> Collected material:
>> Start

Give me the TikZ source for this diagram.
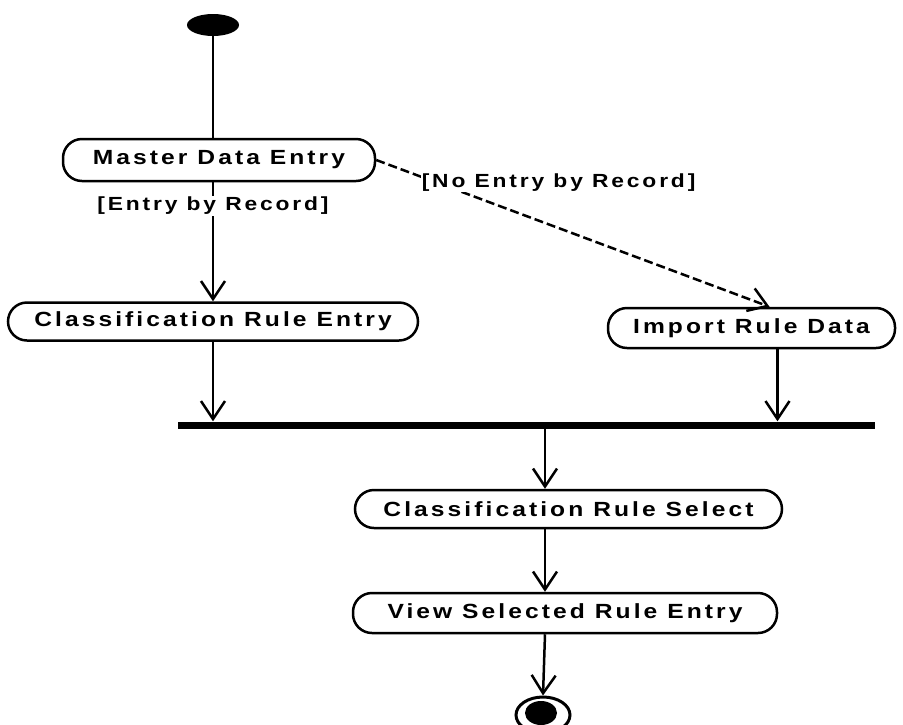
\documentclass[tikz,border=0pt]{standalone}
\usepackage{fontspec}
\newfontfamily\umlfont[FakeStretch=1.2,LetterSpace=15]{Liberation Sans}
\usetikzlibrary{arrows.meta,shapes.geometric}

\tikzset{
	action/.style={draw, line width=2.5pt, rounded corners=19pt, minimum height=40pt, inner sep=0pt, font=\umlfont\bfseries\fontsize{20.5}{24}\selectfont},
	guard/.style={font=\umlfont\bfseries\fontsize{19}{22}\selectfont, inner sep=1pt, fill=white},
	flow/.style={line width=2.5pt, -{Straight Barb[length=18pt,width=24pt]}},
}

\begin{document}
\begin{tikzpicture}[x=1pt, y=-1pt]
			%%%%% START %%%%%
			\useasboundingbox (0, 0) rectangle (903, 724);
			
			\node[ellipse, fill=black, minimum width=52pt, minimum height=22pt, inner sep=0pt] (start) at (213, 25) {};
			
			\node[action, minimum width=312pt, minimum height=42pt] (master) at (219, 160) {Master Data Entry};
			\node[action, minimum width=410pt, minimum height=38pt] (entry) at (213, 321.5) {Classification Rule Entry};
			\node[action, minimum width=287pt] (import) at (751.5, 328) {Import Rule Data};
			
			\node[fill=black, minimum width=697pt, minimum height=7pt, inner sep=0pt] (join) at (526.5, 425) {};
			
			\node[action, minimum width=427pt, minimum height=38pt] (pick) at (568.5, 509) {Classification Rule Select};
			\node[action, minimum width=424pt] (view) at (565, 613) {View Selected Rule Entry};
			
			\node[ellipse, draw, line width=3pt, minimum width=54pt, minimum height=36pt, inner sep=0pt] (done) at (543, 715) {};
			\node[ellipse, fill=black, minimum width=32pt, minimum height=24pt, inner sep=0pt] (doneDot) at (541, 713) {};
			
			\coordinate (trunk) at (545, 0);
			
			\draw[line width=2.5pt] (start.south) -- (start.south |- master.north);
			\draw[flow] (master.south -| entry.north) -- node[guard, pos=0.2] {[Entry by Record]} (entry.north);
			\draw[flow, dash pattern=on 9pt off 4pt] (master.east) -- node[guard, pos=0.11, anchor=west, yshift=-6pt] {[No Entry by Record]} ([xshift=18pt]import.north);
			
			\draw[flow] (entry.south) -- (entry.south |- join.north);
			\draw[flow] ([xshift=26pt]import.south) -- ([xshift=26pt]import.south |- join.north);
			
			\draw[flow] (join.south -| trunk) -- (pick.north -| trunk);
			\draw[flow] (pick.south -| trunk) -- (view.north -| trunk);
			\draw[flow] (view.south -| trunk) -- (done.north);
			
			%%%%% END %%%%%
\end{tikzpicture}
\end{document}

>> End

Reproduce every line precisely as given, omitting all pictures.

> Exercise solution:
Give me the TikZ source for this diagram.
\documentclass[tikz,border=0pt]{standalone}
\usepackage{fontspec}
\newfontfamily\umlfont[FakeStretch=1.2,LetterSpace=15]{Liberation Sans}
\usetikzlibrary{arrows.meta,shapes.geometric}

\tikzset{
	action/.style={draw, line width=2.5pt, rounded corners=19pt, minimum height=40pt, inner sep=0pt, font=\umlfont\bfseries\fontsize{20.5}{24}\selectfont},
	guard/.style={font=\umlfont\bfseries\fontsize{19}{22}\selectfont, inner sep=1pt, fill=white},
	flow/.style={line width=2.5pt, -{Straight Barb[length=18pt,width=24pt]}},
}

\begin{document}
\begin{tikzpicture}[x=1pt, y=-1pt]
			%%%%% START %%%%%
			\useasboundingbox (0, 0) rectangle (903, 724);
			
			\node[ellipse, fill=black, minimum width=52pt, minimum height=22pt, inner sep=0pt] (start) at (213, 25) {};
			
			\node[action, minimum width=312pt, minimum height=42pt] (master) at (219, 160) {Master Data Entry};
			\node[action, minimum width=410pt, minimum height=38pt] (entry) at (213, 321.5) {Classification Rule Entry};
			\node[action, minimum width=287pt] (import) at (751.5, 328) {Import Rule Data};
			
			\node[fill=black, minimum width=697pt, minimum height=7pt, inner sep=0pt] (join) at (526.5, 425) {};
			
			\node[action, minimum width=427pt, minimum height=38pt] (pick) at (568.5, 509) {Classification Rule Select};
			\node[action, minimum width=424pt] (view) at (565, 613) {View Selected Rule Entry};
			
			\node[ellipse, draw, line width=3pt, minimum width=54pt, minimum height=36pt, inner sep=0pt] (done) at (543, 715) {};
			\node[ellipse, fill=black, minimum width=32pt, minimum height=24pt, inner sep=0pt] (doneDot) at (541, 713) {};
			
			\coordinate (trunk) at (545, 0);
			
			\draw[line width=2.5pt] (start.south) -- (start.south |- master.north);
			\draw[flow] (master.south -| entry.north) -- node[guard, pos=0.2] {[Entry by Record]} (entry.north);
			\draw[flow, dash pattern=on 9pt off 4pt] (master.east) -- node[guard, pos=0.11, anchor=west, yshift=-6pt] {[No Entry by Record]} ([xshift=18pt]import.north);
			
			\draw[flow] (entry.south) -- (entry.south |- join.north);
			\draw[flow] ([xshift=26pt]import.south) -- ([xshift=26pt]import.south |- join.north);
			
			\draw[flow] (join.south -| trunk) -- (pick.north -| trunk);
			\draw[flow] (pick.south -| trunk) -- (view.north -| trunk);
			\draw[flow] (view.south -| trunk) -- (done.north);
			
			%%%%% END %%%%%
\end{tikzpicture}
\end{document}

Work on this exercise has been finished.